Rat Life and Diet in North America (Joyce Wieland, 1968)

Jul

4

Independence Day

Rat Life and Diet in North America (1968)

Rats – gerbils actually – nibbling on the Stars and Stripes (via). DP: Joyce Wieland.

A movie set in the USA for Independence Day (USA)

“This film tells a story of rebels (played by real rats) and cops (played by real cats). After a long domination by cats, the rats escape from prison (this is their rebellion) and find refuge in Canada. There, they feed on organic produce from a garden where the grass hasn’t been sprayed with DDT.”

– Jonas Mekas, via

French-Canadian patriot Joyce Wieland tells a fable of freedom.

 

Coincidentally, the Canadian city of Trois-Rivières, scene of the final battle of the American Revolutionary War, also celebrates an Independence Day on the fourth of July.
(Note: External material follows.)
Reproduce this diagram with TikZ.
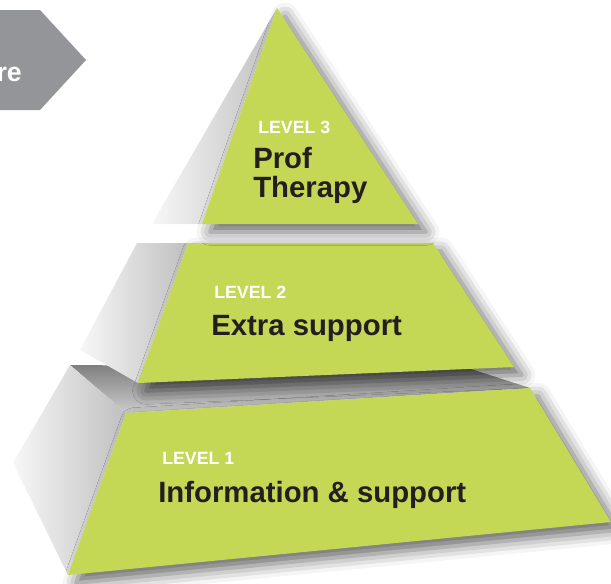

Пасифик 231 [Pasifik 231 / Pacific 231] (Mikhail Tsekhanovskiy, 1931)

Jul

2

Pasifik 231 (1931)

Musicians superimposed over the locomotive's pistons. DP: Leonid Patlis.

A mode of transportation to get me to my ideal vacation destination*. And yes, I would travel to an island by transcontinental locomotive

“What I sought in 'Pacific' was not the imitation of the sounds of the locomotive, but the translation of a visual impression and a physical enjoyment through a musical construction. It starts from objective contemplation: the quiet breathing of the engine at rest, the effort of starting, then the progressive increase in speed, to arrive at the lyrical state, the pathos of the 300-ton train, launched in the middle of the night at 120 km/h.”

– Arthur Honegger, Dissonances. Revue musicale indépendante (1925) (via)

Hinted on in Abel Gance's La Roue (1923), composer Arthur Honegger's Пасифик 231 follows the narrative of a stream train ploughing through the night. The conductor's gestures mirror the fireman's and slowly, the machine comes to live. The music becomes abstract, machine-like, in its rendition of pistons and valves. Using double exposure and Soviet montage theory, music and movement become one. The Futurists, if not opposed to the Soviets that is, would have had a field day with this outing.